Manage Corpus Data

Under construction.

Manage Corpus Data

The Manage Corpus Data page is where you load, process, and manage your corpora before moving on to analysis and visualization.


Step 1: Load or Process a Target Corpus

Before using any other tools, you must load or process a target corpus.

  1. Choose a Corpus Source
    You will be prompted to select:
    • Internal: Load a previously processed corpus from the interface.
    • External: Upload a .parquet file (pre-processed corpus) from your computer.
    • New: Upload and process plain text files (.txt).
  2. Follow the Prompts
    • For Internal, select the tagging model and choose a saved corpus.
    • For External, upload your .parquet file and click UPLOAD TARGET.
    • For New, upload your .txt files, select a tagging model, and process.
  3. Process the Corpus
    After uploading or selecting files, use the sidebar button (Process Target) to process and load your corpus.

Important

What is a “corpus”?
A corpus is simply a collection of text files you want to analyze. Each file is treated as a separate document. Make sure your files are named clearly and uniquely.

Tip

Tip:
If you are new to corpus tools, start with a small set of text files to get familiar with the workflow. You can always add more documents later.

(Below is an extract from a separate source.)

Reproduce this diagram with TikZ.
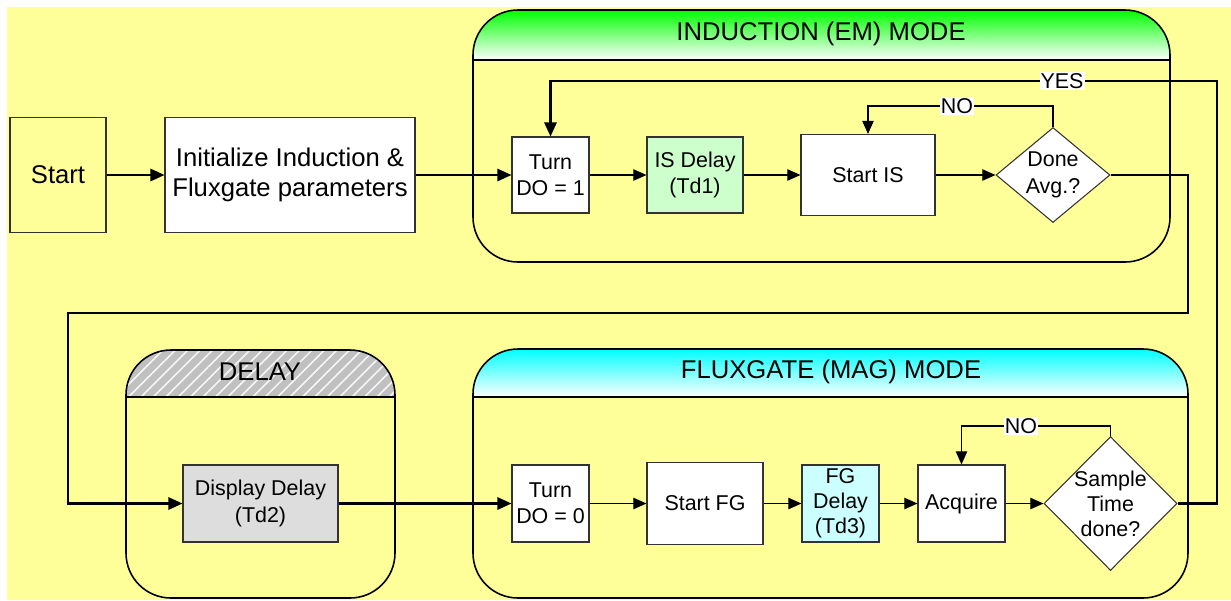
\documentclass[tikz,border=0pt]{standalone}
\usepackage{fontspec}
\setmainfont{Liberation Sans}
\usetikzlibrary{arrows.meta,shapes.geometric,patterns.meta}

\definecolor{bgyellow}{RGB}{255,255,153}
\definecolor{hdgreen}{RGB}{0,255,0}
\definecolor{hdcyan}{RGB}{0,255,255}
\definecolor{islight}{RGB}{204,255,204}
\definecolor{fglight}{RGB}{204,255,255}
\definecolor{dlgray}{RGB}{221,221,221}
\definecolor{hatchgray}{RGB}{192,192,192}

\tikzset{
  procbox/.style={draw=black!80, line width=0.6pt, fill=white, align=center,
    inner sep=0pt, font=\fontsize{12.2}{15}\selectfont},
  decision/.style={diamond, draw=black!80, line width=0.6pt, fill=white, inner sep=0pt},
  flow/.style={line width=1.2pt, -{Triangle[length=8pt,width=7pt]}},
  thinflow/.style={line width=0.7pt, -{Triangle[length=7.5pt,width=6.5pt]}},
  lbl/.style={fill=white, inner sep=0.6pt, font=\fontsize{12.2}{14.5}\selectfont},
  panel/.style={draw=black, line width=0.9pt, rounded corners=0.9cm},
  title/.style={font=\fontsize{14.6}{17}\selectfont},
}

\begin{document}
\begin{tikzpicture}[x=0.02cm, y=-0.02cm]
\useasboundingbox (0,0) rectangle (1231,600);
\fill[bgyellow] (7,7) rectangle (1231,600);

% 感应模式面板
\begin{scope}
\clip[rounded corners=0.9cm] (473,10) rectangle (1170,262);
\shade[top color=hdgreen, bottom color=white] (473,10) rectangle (1170,60);
\end{scope}
\draw[panel] (473,10) rectangle (1170,262);
\draw[line width=0.9pt] (473,60) -- (1170,60);
\node[title] (emtitle) at (821,34) {INDUCTION (EM) MODE};

% 延时面板
\begin{scope}
\clip[rounded corners=0.9cm] (126,350) rectangle (395,598);
\fill[hatchgray] (126,350) rectangle (395,397);
\fill[pattern={Lines[angle=45,distance=5pt,line width=0.9pt]}, pattern color=white!85!hatchgray]
  (126,350) rectangle (395,397);
\end{scope}
\draw[panel] (126,350) rectangle (395,598);
\draw[line width=0.9pt] (126,397) -- (395,397);
\node[title] (dltitle) at (260,372) {DELAY};

% 磁通门模式面板
\begin{scope}
\clip[rounded corners=0.9cm] (473,349) rectangle (1188,598);
\shade[top color=hdcyan, bottom color=white] (473,349) rectangle (1188,397);
\end{scope}
\draw[panel] (473,349) rectangle (1188,598);
\draw[line width=0.9pt] (473,397) -- (1188,397);
\node[title] (fgtitle) at (831,372) {FLUXGATE (MAG) MODE};

% 第一行
\node[procbox, fill=bgyellow, minimum width=1.92cm, minimum height=2.3cm,
  font=\fontsize{14.6}{17}\selectfont] (start) at (58,175) {Start};
\node[procbox, minimum width=5cm, minimum height=2.3cm,
  font=\fontsize{14.6}{17}\selectfont] (init) at (290,175)
  {Initialize Induction \&\\Fluxgate parameters};
\node[procbox, minimum width=1.54cm, minimum height=1.52cm] (turnA) at (550.5,175) {Turn\\DO = 1};
\node[procbox, fill=islight, minimum width=1.92cm, minimum height=1.52cm] (isdel) at (695,175) {IS Delay\\(Td1)};
\node[procbox, minimum width=2.68cm, minimum height=1.62cm] (startis) at (868,175) {Start IS};
\node[decision, minimum width=2.28cm, minimum height=1.9cm] (done) at (1053,175) {};
\node[align=center, font=\fontsize{12.2}{15}\selectfont] (donetxt) at (done) {Done\\Avg.?};

% 第二行
\node[procbox, fill=dlgray, minimum width=3.1cm, minimum height=1.54cm] (disp) at (260.5,503.5) {Display Delay\\(Td2)};
\node[procbox, minimum width=1.54cm, minimum height=1.54cm] (turnB) at (550.5,503.5) {Turn\\DO = 0};
\node[procbox, minimum width=2.32cm, minimum height=1.64cm] (startfg) at (705,503.5) {Start FG};
\node[procbox, fill=fglight, minimum width=1.54cm, minimum height=1.54cm,
  font=\fontsize{12.2}{14.2}\selectfont] (fgdel) at (840.5,503.5) {FG\\Delay\\(Td3)};
\node[procbox, minimum width=1.74cm, minimum height=1.54cm] (acq) at (961.5,503.5) {Acquire};
\node[decision, minimum width=2.66cm, minimum height=2.68cm] (sample) at (1110.5,503.5) {};
\node[align=center, font=\fontsize{12.2}{14.2}\selectfont] (sampletxt) at (sample) {Sample\\Time\\done?};

% 连线
\coordinate (noA) at (957,106);
\coordinate (noB) at (1021,426);
\coordinate (yesR) at (1217,81);
\coordinate (yesL) at (1062,81);
\coordinate (backR) at (1188,313);
\coordinate (backL) at (68,313);

\draw[flow] (start) -- (init);
\draw[flow] (init) -- (turnA);
\draw[thinflow] (turnA) -- (isdel);
\draw[thinflow] (isdel) -- (startis);
\draw[thinflow] (startis) -- (done);
\draw[thinflow] (done.north) |- (noA) -| (startis.north);
\draw[flow] (done.east) -| (backR) -- (backL) |- (disp.west);
\draw[flow] (disp) -- (turnB);
\draw[thinflow] (turnB) -- (startfg);
\draw[thinflow] (startfg) -- (fgdel);
\draw[thinflow] (fgdel) -- (acq);
\draw[thinflow] (acq) -- (sample);
\draw[thinflow] (sample.north) |- (noB) -| (acq.north);
\draw[flow] (sample.east) -| (yesR) -- (yesL) -| (turnA.north);

\node[lbl] (nolblA) at (noA) {NO};
\node[lbl] (nolblB) at (noB) {NO};
\node[lbl] (yeslbl) at (yesL) {YES};
\end{tikzpicture}
\end{document}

Step 3: Load a Reference Corpus (Optional)

After loading a target corpus, you can load a reference corpus for comparison.

  • When prompted, choose Yes to load a reference corpus.
  • Select the source (Internal, External, or New) and follow similar steps as for the target corpus.
  • Reference corpora must be tagged with the same model as the target corpus.
Tip

Tip:
A reference corpus is useful if you want to compare your main set of documents to another group (for example, comparing student essays to published articles).


Resetting All Data

  • Use the Reset all tools and files button in the sidebar to clear all loaded data and start over.
  • This will remove all files, tables, and plots from your session.

Important

If you get stuck:
Don’t worry! You can always use the reset button to start over. If you see warnings about file names or categories, check that your files are named clearly and that you have at least two categories if you want to use metadata.


Tips for New Users

Tip
  • Make sure all file names are unique.
  • For best results, keep the number of document categories between 2 and 20.
  • If you’re unsure which model to use, try both and see which results make more sense for your data.